About a week ago, it was revealed that Microsoft was going to be taking yet another step in the wrong direction with Windows 10. This time, it planned to forego telling us regular consumers what its Windows 10 updates would actually entail. We wouldn't know what caused a breakage if one were to occur, and worse, we wouldn't know whether or not we were vulnerable to exploits (or whether they were patched.)
As ridiculous as this is for the home user, it's downright absurd for enterprise customers. It could be argued that enterprise computing should be weighed even higher than consumer computing, because it has to work, and has to work flawlessly. Any downtime results in lost dollars, so for Microsoft to keep such update information away even from these customers would be downright baffling.

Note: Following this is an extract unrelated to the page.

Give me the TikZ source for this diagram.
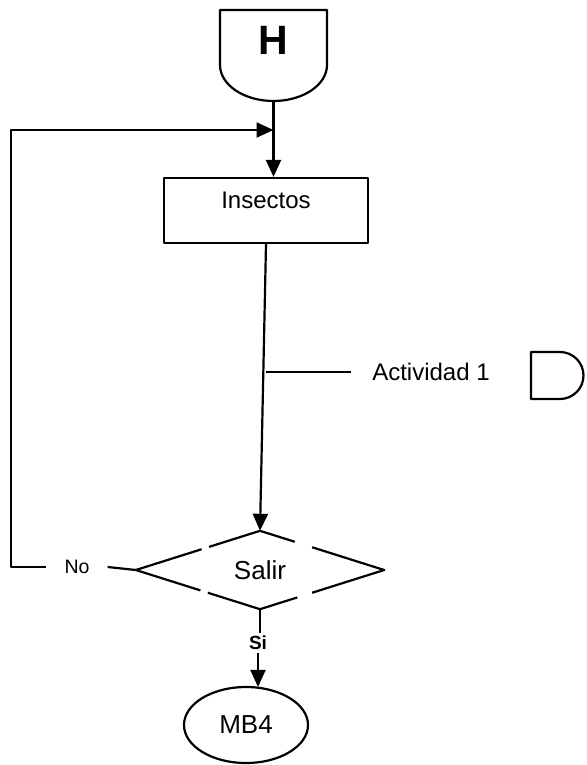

Well, according to ZDNet's Mary Jo Foley, Microsoft might be easing off on that idea just a little bit. Microsoft's Gabe Aul is quoted as saying "We don't do full change lists." on account of it being too hard to manage, although I am personally not sure how or why that'd be the case. Nonetheless, Microsoft officials have spoken up to say that "some information" about "significant" features will be unmasked in Windows 10 cumulative rollups.
That's all fine and good, but if Microsoft is going to release that information to enterprise customers, why would it be so difficult to release the same information to regular customers? Even if it "doesn't really add any value" to most end-users, it seems like that kind of information should be public. After all, people will be using Windows 10 day in and day out, and their lives will be intertwined with it.
There's not much to say here that isn't obvious. Some of Microsoft's decisions as of late are just too tough to wrap our heads around.